Puhiwahine was made welcome by her Ngāti Toa kin. During her visit to the South Island she was invited by Taiaroa, a leading chief of Ngāi Tahu, to visit his home where she met many European people. By the time she returned home she had learned some English words, which she later introduced in a Māori form in some of her songs.
Not long after this, she again journeyed into Ngāti Maniapoto territory with her people. On this occasion she visited Paripari (near present day Te Kūiti), the home of Tanirau (Taonui), a Ngāti Rora chief who was a cousin of Hauāuru. From Tanirau she learnt that Hauāuru had taken a second and a third wife. It was at this time that Puhiwahine composed two of her many songs inspired by her love for Hauāuru.

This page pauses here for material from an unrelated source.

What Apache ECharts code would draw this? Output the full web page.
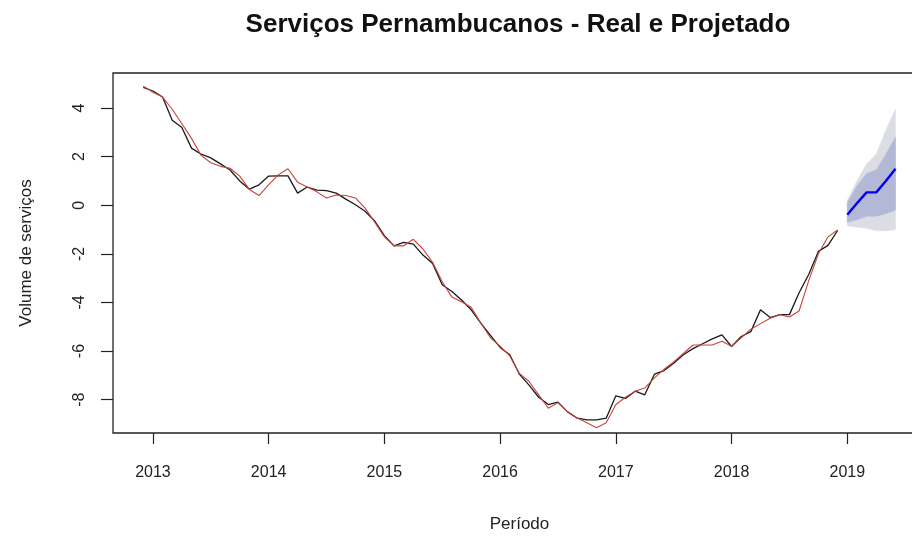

From Paripari they went to Ōrāhiri near Ōtorohanga, then continued on to Ahuahu at the southern end of Kāwhia Harbour. There the chief Te Poihipi soon became enamoured of Puhiwahine. When she announced that she and Te Poihipi were to become man and wife, her people would not give their consent in the absence of her brothers. They then moved on to Whatiwhatihoe at the foot of Pirongia Mountain. This was an important meeting place, and on the occasion of Puhiwahine's arrival, tribes were gathering there. Among them was her distant cousin Te Mahutu Te Toko, of Māruapoto. A striking figure with a handsome, tattooed face, he was a good singer and orator and a lively conversationalist. They fell in love, and were able to spend many days together before Puhiwahine's brothers arrived. On learning of their sister's latest love affair Ketu and Maraku lost no time in setting off for Lake Taupō, by way of Kihikihi and Pārāwera, and then Ōwairaka, where they stayed for some days. It was here that Puhiwahine composed her love song for Te Mahutu. It remains popular still, and is usually sung at weddings and farewells.

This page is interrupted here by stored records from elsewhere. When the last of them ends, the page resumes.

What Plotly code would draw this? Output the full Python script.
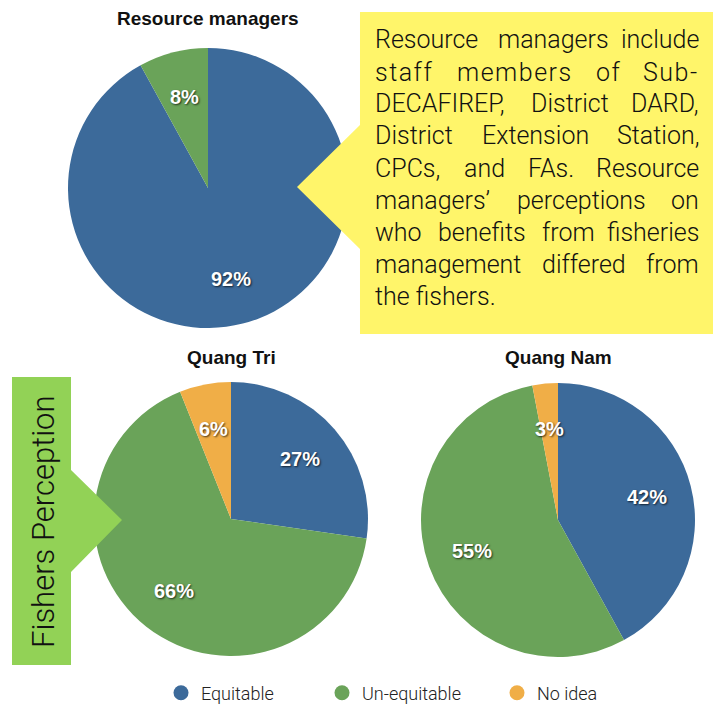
import math
import plotly.graph_objects as go

W, H = 722, 704

# ---------------- data ----------------
categories = ["Equitable", "Un-equitable", "No idea"]
rm_labels = ["Equitable", "Un-equitable"]
rm_values = [92, 8]
qt_values = [27, 66, 6]
qn_values = [42, 55, 3]
pie_titles = ["Resource managers", "Quang Tri", "Quang Nam"]

callout_lines = [
    ["Resource", "managers", "include"],
    ["staff", "members", "of", "Sub-"],
    ["DECAFIREP,", "District", "DARD,"],
    ["District", "Extension", "Station,"],
    ["CPCs,", "and", "FAs.", "Resource"],
    ["managers\u2019", "perceptions", "on"],
    ["who", "benefits", "from", "fisheries"],
    ["management", "differed", "from"],
    ["the fishers."],
]
side_label = "Fishers Perception"

# ---------------- style / layout constants ----------------
colors = {"Equitable": "#3c6a9a", "Un-equitable": "#6aa359", "No idea": "#f0ae47"}
yellow = "#fff56a"
green_box = "#92d256"

# pie geometry in pixels: centre x, centre y, radius
pie_geom = [(208, 188, 140), (231, 519, 137), (558, 520, 137)]
title_y = [19, 357, 357]

# callout word positions (left x of middle words), pixels
text_left, text_right = 373, 701
line_y0, line_dy = 40, 32
middle_x = [[496], [455, 594], [529], [480], [462, 526], [515], [436, 540], [540], []]


def px(x):
    return x / W


def py(y):
    return 1 - y / H


fig = go.Figure()

pies = [(rm_labels, rm_values), (categories, qt_values), (categories, qn_values)]
label_font = dict(family="Liberation Sans, Arial", size=20, color="white",
                  weight="bold", shadow="1px 1px 2px rgba(0,0,0,0.7)")

annotations = []
for (labs, vals), (cx, cy, r), title, ty in zip(pies, pie_geom, pie_titles, title_y):
    fig.add_trace(go.Pie(
        labels=labs, values=vals, sort=False, direction="clockwise", rotation=0,
        marker=dict(colors=[colors[l] for l in labs]),
        textinfo="none", showlegend=False, hoverinfo="label+percent",
        domain=dict(x=[px(cx - r), px(cx + r)], y=[py(cy + r), py(cy - r)]),
    ))
    total = sum(vals)
    cum = 0
    for v in vals:
        mid = (cum + v / 2) / total * 2 * math.pi
        cum += v
        rr = 0.67 * r
        lx = cx + rr * math.sin(mid)
        ly = cy - rr * math.cos(mid)
        annotations.append(dict(
            x=px(lx), y=py(ly), xref="paper", yref="paper", showarrow=False,
            text=f"{v}%", font=label_font,
            xanchor="center", yanchor="middle"))
    annotations.append(dict(
        x=px(cx), y=py(ty), xref="paper", yref="paper", showarrow=False,
        text=f"<b>{title}</b>", xanchor="center", yanchor="middle",
        font=dict(family="Liberation Sans, Arial", size=19, color="#111111")))

# legend entries via dummy scatter traces (circle markers)
legend_x = [183, 344, 519]
for i, cat in enumerate(categories):
    fig.add_trace(go.Scatter(
        x=[None], y=[None], mode="markers", name=cat,
        marker=dict(symbol="circle", size=15, color=colors[cat]),
        legend="legend" if i == 0 else f"legend{i + 1}", showlegend=True))

legend_font = dict(family="Roboto, Liberation Sans", size=18, color="#222222", weight=300)
legend_common = dict(orientation="h", xref="paper", yref="paper", yanchor="middle",
                     xanchor="left", bgcolor="rgba(0,0,0,0)", font=legend_font)

# callout text (justified look)
cfont = dict(family="Roboto, Liberation Sans", size=25, color="#111111", weight=300)
for i, words in enumerate(callout_lines):
    yy = py(line_y0 + i * line_dy)
    txt = (lambda w: f'<span style="letter-spacing:1.5px">{w}</span>') if i == 1 else (lambda w: w)
    annotations.append(dict(x=px(text_left), y=yy, xref="paper", yref="paper",
                            showarrow=False, text=txt(words[0]), xanchor="left",
                            yanchor="middle", font=cfont))
    if len(words) == 1:
        continue
    for w, xm in zip(words[1:-1], middle_x[i]):
        annotations.append(dict(x=px(xm), y=yy, xref="paper", yref="paper",
                                showarrow=False, text=txt(w), xanchor="left",
                                yanchor="middle", font=cfont))
    annotations.append(dict(x=px(text_right), y=yy, xref="paper", yref="paper",
                            showarrow=False, text=txt(words[-1]), xanchor="right",
                            yanchor="middle", font=cfont))

# side label
annotations.append(dict(x=px(43), y=py(522), xref="paper", yref="paper", showarrow=False,
                        text=side_label, textangle=-90, xanchor="center", yanchor="middle",
                        font=dict(family="Roboto, Liberation Sans", size=31,
                                  color="#111111", weight=300)))


def path(pts):
    return "M " + " L ".join(f"{px(x):.5f},{py(y):.5f}" for x, y in pts) + " Z"


shapes = [
    dict(type="path", xref="paper", yref="paper", layer="above",
         path=path([(360, 12), (713, 12), (713, 334), (360, 334), (360, 249),
                    (297, 187), (360, 125)]),
         fillcolor=yellow, line=dict(width=0)),
    dict(type="path", xref="paper", yref="paper", layer="above",
         path=path([(12, 377), (71, 377), (71, 470), (122, 520), (71, 572),
                    (71, 665), (12, 665)]),
         fillcolor=green_box, line=dict(width=0)),
]

layout_legends = {}
for i, lx in enumerate(legend_x):
    key = "legend" if i == 0 else f"legend{i + 1}"
    layout_legends[key] = dict(legend_common, x=px(lx - 22), y=py(693))

fig.update_layout(
    width=W, height=H, margin=dict(l=0, r=0, t=0, b=0, autoexpand=False),
    paper_bgcolor="white", plot_bgcolor="white",
    xaxis=dict(visible=False), yaxis=dict(visible=False),
    annotations=annotations, shapes=shapes,
    **layout_legends,
)

fig.write_html("out.html", config={"displayModeBar": False},
               post_script="document.body.style.margin='0px';")
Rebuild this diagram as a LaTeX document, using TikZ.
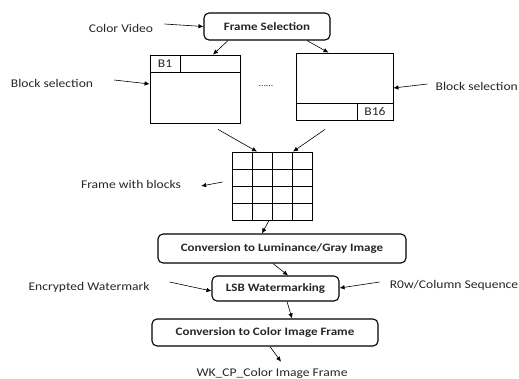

Two years after her return to Taupō from Whatiwhatihoe, in the mid 1840s, Puhiwahine met German-born John Gotty (Johann Maximilian Goethe). They married, and lived with her people at Meringa for a time before going to Whanganui. Gotty knew his wife as Elizabeth or Rihi. They had two sons, both of whom married women of Ngāti Parewahawaha of Rangitīkei. John Gotty is said to have supplied the British armed forces in the Whanganui area in the 1840s. In more peaceful times he ran the Rutland Hotel in Whanganui. Later, from the early 1870s, he and Puhiwahine lived at Matahiwi.

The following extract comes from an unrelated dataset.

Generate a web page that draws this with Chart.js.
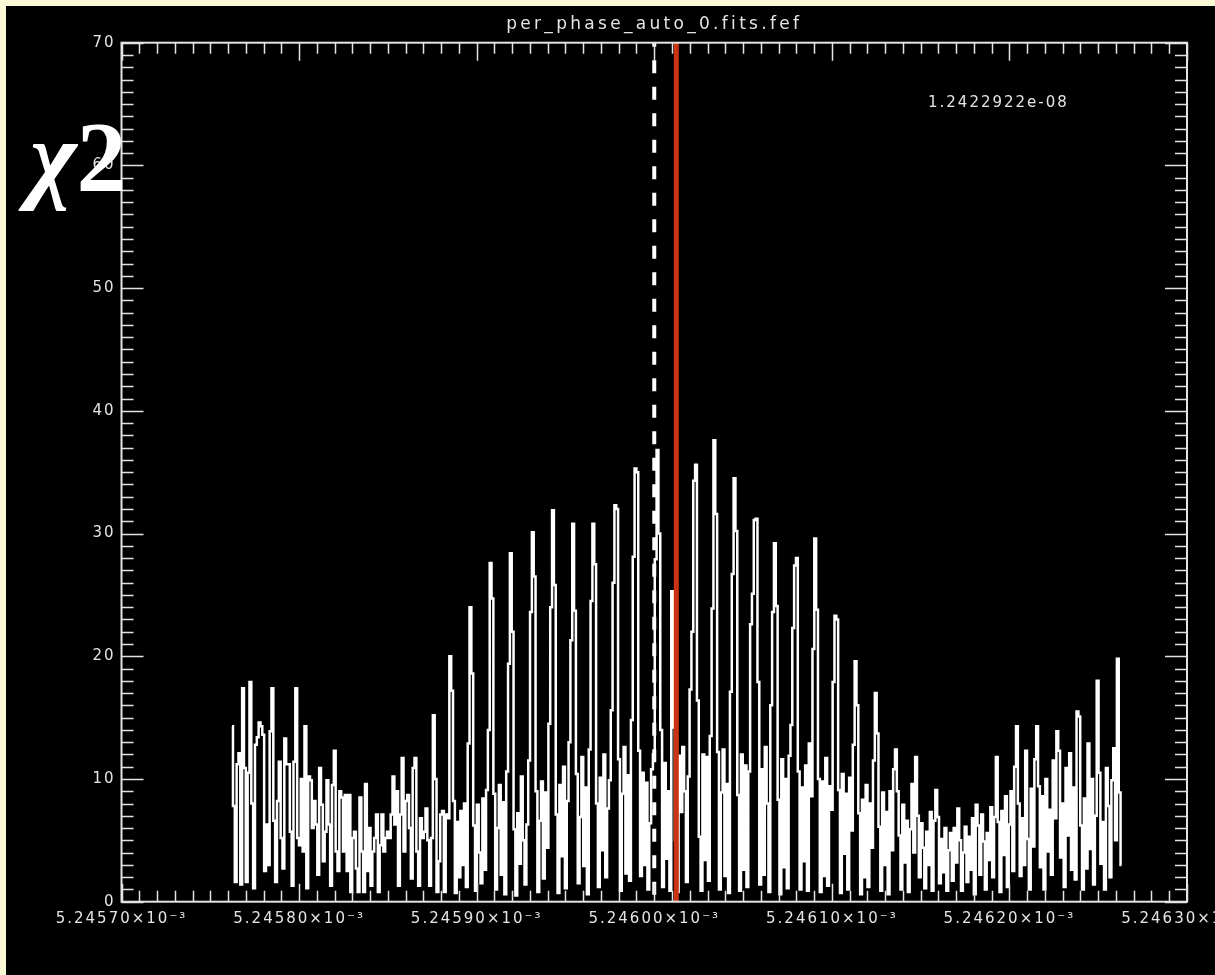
<!DOCTYPE html>
<html>
<head>
<meta charset="utf-8">
<script src="https://cdn.jsdelivr.net/npm/chart.js@4"></script>
<style>
  html, body { margin: 0; padding: 0; background: #fcfad6; }
  body { width: 1215px; height: 975px; overflow: hidden; position: relative; }
  #wrap { position: absolute; left: 6px; top: 6px; width: 1209px; height: 969px; background: #000; }
</style>
</head>
<body>
<div id="wrap"><canvas id="chart" width="1209" height="969"></canvas></div>
<script>
// frequency grid of the scan (first and last sampled frequency)
const freqFirst = 0.00524576225;
const freqLast = 0.0052462631;

// chi2 values, left to right
const chi2 = [
  14.3, 7.8, 1.6, 11.2, 12.1, 1.4, 17.4, 10.9, 1.6, 10.5,
  17.9, 8.0, 1.1, 12.8, 13.4, 14.6, 14.3, 13.6, 2.5, 6.3,
  3.0, 13.9, 17.4, 6.6, 1.6, 8.2, 11.4, 5.2, 2.7, 13.3,
  11.2, 11.2, 5.7, 1.3, 11.4, 17.4, 5.2, 4.6, 10.0, 4.1,
  14.3, 1.1, 10.2, 9.9, 6.0, 8.2, 6.3, 2.2, 10.9, 7.9,
  3.3, 5.7, 9.9, 6.3, 1.3, 9.5, 12.3, 4.1, 2.5, 9.0,
  8.5, 4.1, 8.7, 2.5, 8.7, 0.8, 5.2, 5.7, 2.7, 0.8,
  8.5, 4.1, 0.8, 9.6, 2.5, 6.0, 1.3, 4.1,
  5.2, 7.1, 0.8, 4.6, 7.1, 4.1, 5.2,
  5.7, 5.2, 7.1, 10.2, 6.3, 9.0, 1.3, 7.1, 11.7,
  4.1, 8.2, 8.7, 6.0, 1.9, 10.9, 11.7, 4.1, 1.3, 6.8,
  5.2, 5.7, 7.6, 5.0, 1.3, 5.2, 15.2, 10.0, 0.8,
  3.3, 7.1, 7.4, 0.8, 7.1, 6.8,
  20.0, 17.2, 8.2, 0.7, 6.5, 2.0, 7.4, 3.0, 8.0, 1.2, 12.9,
  24.0, 18.6, 6.2, 0.9, 7.9, 4.0, 1.5, 8.4, 2.6, 9.1, 14.0,
  27.6, 24.7, 8.8, 1.0, 6.0, 9.5, 2.2, 8.1, 0.6, 10.6, 19.4,
  28.4, 22.0, 5.9, 0.5, 7.2, 3.1, 10.2, 5.0, 1.4, 6.3, 11.5, 23.6,
  30.1, 26.5, 9.0, 0.8, 6.6, 9.8, 1.9, 8.9, 4.4, 14.5, 24.0,
  31.9, 25.8, 7.1, 0.7, 9.5, 3.7, 11.0, 1.1, 8.2, 13.0, 21.3,
  30.8, 23.7, 10.4, 1.5, 6.9, 11.8, 2.9, 9.3, 0.6, 12.4, 24.5,
  30.8, 27.5, 8.0, 1.2, 10.1, 4.2, 12.0, 2.0, 7.6, 9.9, 15.6, 26.0,
  32.3, 32.0, 11.6, 0.9, 8.8, 12.6, 2.3, 10.3, 1.7, 14.8, 28.1,
  35.3, 35.0, 12.3, 2.1, 10.5, 3.0, 9.7, 1.0, 6.4, 10.8, 12.0, 27.9,
  36.8, 30.0, 14.0, 1.2, 11.3, 3.5, 9.0, 0.9, 25.3,
  14.2, 5.0, 0.8, 11.9, 7.3, 12.6, 9.0, 1.6, 10.2, 17.3, 22.0,
  34.3, 35.6, 16.4, 5.3, 0.9, 12.0, 3.4, 11.8, 1.7, 13.5, 23.9,
  37.6, 31.6, 12.2, 1.0, 8.9, 12.4, 2.1, 9.6, 0.7, 17.1, 26.7,
  34.5, 30.2, 8.7, 0.9, 12.0, 2.6, 11.1, 1.2, 10.6, 22.6, 25.1,
  31.1, 31.2, 17.9, 1.4, 10.8, 2.2, 12.6, 8.0, 0.8, 16.0, 23.6,
  29.2, 24.1, 8.3, 0.6, 11.6, 2.8, 10.0, 1.1, 11.9, 14.4, 22.3,
  27.4, 28.0, 10.6, 1.0, 9.3, 3.3, 11.1, 0.9, 12.9, 8.6, 20.6,
  29.6, 23.8, 10.0, 0.8, 9.8, 2.1, 11.7, 1.3, 9.4, 7.5, 17.9,
  23.3, 23.0, 9.1, 0.7, 10.4, 3.9, 8.8, 1.0, 10.1, 5.8, 12.8,
  19.6, 16.0, 7.2, 0.6, 8.3, 2.0, 9.5, 1.2, 8.0, 4.4, 11.5,
  17.0, 13.7, 6.1, 0.9, 8.9, 3.0, 7.3, 0.6, 9.0, 4.2, 10.8,
  12.4, 9.0, 5.4, 1.0, 7.9, 3.2, 6.6, 0.8, 5.9, 9.6, 4.0,
  11.8, 7.0, 2.0, 6.4, 4.4, 1.1, 5.7, 3.0, 7.3, 0.9, 6.6,
  9.1, 6.9, 1.5, 5.1, 2.4, 6.0, 0.9, 4.2, 5.6, 1.7, 6.0, 3.2,
  7.6, 5.0, 0.9, 4.0, 6.1, 1.6, 5.3, 2.6, 6.8, 0.6,
  7.9, 6.2, 2.2, 7.1, 4.9, 1.0, 5.6, 3.4, 7.7, 2.0, 6.9,
  11.8, 6.5, 0.8, 7.4, 3.8, 8.6, 1.2, 6.3, 9.0, 2.5, 11.0,
  14.3, 8.0, 2.1, 6.8, 3.0, 12.3, 5.1, 1.0, 9.2, 4.5, 11.6,
  14.3, 9.4, 2.8, 8.6, 1.0, 10.0, 4.1, 7.5, 2.2, 11.5, 6.8,
  13.9, 12.3, 3.6, 8.0, 1.2, 10.9, 5.4, 12.1, 2.6, 9.3, 1.8,
  15.5, 15.1, 6.2, 1.0, 8.4, 2.7, 12.9, 4.3, 10.0, 1.4, 7.0,
  18.0, 10.5, 3.1, 6.5, 1.0, 10.9, 7.8, 2.0, 9.9, 12.5, 5.0, 19.8, 8.9, 3.0
];

// marker lines: reference frequency (dashed) and fitted one (red)
const refFreq = 0.00524600;
const deltaFreq = 1.2422922e-8;
const fitFreq = refFreq + deltaFreq;
const deltaText = "1.2422922e-08";

const xTicks = [0.0052457, 0.0052458, 0.0052459, 0.0052460, 0.0052461, 0.0052462, 0.0052463];
const yTicks = [0, 10, 20, 30, 40, 50, 60, 70];
const titleText = "per_phase_auto_0.fits.fef";

const fg = "#e4e4e4";
const step = (freqLast - freqFirst) / (chi2.length - 1);
const points = chi2.map((v, i) => ({ x: freqFirst + i * step, y: v }));

function spacing(ctx, px) {
  if ("letterSpacing" in ctx) ctx.letterSpacing = px + "px";
}

// IDL-like frame: box with inward ticks, title, labels
const idlFrame = {
  id: "idlFrame",
  beforeLayout(chart) { spacing(chart.ctx, 2); },
  beforeDraw(chart) { spacing(chart.ctx, 2); },
  afterDraw(chart) {
    const ctx = chart.ctx;
    const a = chart.chartArea;
    const xs = chart.scales.x, ys = chart.scales.y;
    ctx.save();
    ctx.strokeStyle = fg;
    ctx.lineWidth = 2;
    ctx.strokeRect(a.left, a.top, a.right - a.left, a.bottom - a.top);
    ctx.lineWidth = 1.5;
    ctx.beginPath();
    for (let k = 0; k <= 60; k++) {
      const px = Math.round(xs.getPixelForValue(xs.min + k * 1e-8)) + 0.5;
      const len = k % 10 === 0 ? 18 : 11;
      ctx.moveTo(px, a.bottom); ctx.lineTo(px, a.bottom - len);
      ctx.moveTo(px, a.top); ctx.lineTo(px, a.top + len);
    }
    for (let k = 0; k <= 70; k++) {
      const py = Math.round(ys.getPixelForValue(k)) + 0.5;
      const len = k % 10 === 0 ? 22 : 12;
      ctx.moveTo(a.left, py); ctx.lineTo(a.left + len, py);
      ctx.moveTo(a.right, py); ctx.lineTo(a.right - len, py);
    }
    ctx.stroke();

    ctx.fillStyle = fg;
    ctx.textBaseline = "middle";
    spacing(ctx, 3.3);
    ctx.font = "17px 'DejaVu Sans'";
    ctx.textAlign = "center";
    ctx.fillText(titleText, (a.left + a.right) / 2, 19);
    spacing(ctx, 2);
    ctx.font = "15px 'DejaVu Sans'";
    ctx.textAlign = "left";
    ctx.fillText(deltaText, 922, 97);

    spacing(ctx, 0);
    ctx.fillStyle = "#ffffff";
    ctx.textBaseline = "alphabetic";
    ctx.font = "italic bold 100px 'Liberation Serif', 'DejaVu Serif', serif";
    ctx.fillText("\u03c7", 24, 184);
    const w = ctx.measureText("\u03c7").width;
    ctx.font = "bold 100px 'Liberation Serif', 'DejaVu Serif', serif";
    ctx.fillText("2", 24 + w, 184);
    ctx.restore();
  }
};

new Chart(document.getElementById("chart"), {
  type: "line",
  data: {
    datasets: [
      {
        label: "chi2",
        data: points,
        borderColor: "#ffffff",
        borderWidth: 2.5,
        pointRadius: 0,
        stepped: "middle",
        order: 3
      },
      {
        label: "ref",
        data: [{ x: refFreq, y: 70 }, { x: refFreq, y: 0 }],
        borderColor: "#ffffff",
        borderWidth: 4,
        borderDash: [13, 13.5],
        borderDashOffset: 9,
        pointRadius: 0,
        order: 2
      },
      {
        label: "fit",
        data: [{ x: fitFreq, y: 70 }, { x: fitFreq, y: 0 }],
        borderColor: "#cc3311",
        borderWidth: 5,
        pointRadius: 0,
        order: 1
      }
    ]
  },
  options: {
    responsive: false,
    devicePixelRatio: 1,
    animation: false,
    layout: { padding: { top: 36.7, right: 28, left: 0, bottom: 0 } },
    plugins: { legend: { display: false }, tooltip: { enabled: false }, title: { display: false } },
    scales: {
      x: {
        type: "linear",
        min: xTicks[0],
        max: xTicks[xTicks.length - 1],
        afterBuildTicks: s => { s.ticks = xTicks.map(v => ({ value: v })); },
        afterFit: s => { s.height = 73.3; s.paddingLeft = 0; s.paddingRight = 0; },
        grid: { display: false, drawTicks: false },
        border: { display: false },
        ticks: {
          color: fg,
          autoSkip: false,
          maxRotation: 0,
          padding: 8,
          font: { family: "DejaVu Sans", size: 15 },
          callback: v => (v * 1000).toFixed(5) + "\u00d710\u207b\u00b3"
        }
      },
      y: {
        min: 0,
        max: 70,
        afterBuildTicks: s => { s.ticks = yTicks.map(v => ({ value: v })); },
        afterFit: s => { s.width = 115.5; s.paddingTop = 0; s.paddingBottom = 0; },
        grid: { display: false, drawTicks: false },
        border: { display: false },
        ticks: {
          color: fg,
          padding: 6,
          font: { family: "DejaVu Sans", size: 15 }
        }
      }
    }
  },
  plugins: [idlFrame]
});
</script>
</body>
</html>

After John Gotty's death in 1893, Puhiwahine mourned the loss of her husband for many months. She made known to her sons her wish to return to her people and place of birth. Her younger son, George, took her back to Meringa. Subsequently, Ngāti Maniapoto invited her people to take Puhiwahine to Oparure, as they wished to commiserate with her.
At the marae at Oparure, after the ceremony of tangi was over, the people – guests and hosts alike – retired to the bounds of the marae. When Puhiwahine finally realised that only she and Te Mahutu were left standing, she dropped the shawl from her shoulders, and with all the artistry and passion of her youth burst into song. It was a highly emotional moment. In voice and gesture she gave a polished performance to the last note as she sang her rhapsody of love. Te Mahutu remained standing throughout. At the end of her song she sat and sobbed quietly. Te Mahutu, with his mere in hand, delivered his speech of welcome. He came forward to where Puhiwahine was sitting, and there, surrounded by their people, they greeted each other. This was the melancholy sequel to their former affair.
Puhiwahine returned to Ōngarue, where she lived with her son George until her death there (according to a later account) on 18 February 1906. She was buried at Ōngarue, but her remains now rest in the family cemetery, Te Takapau-tīraha‑o-Tūtetawhā, at Ōruaiwi, where her mother also lies.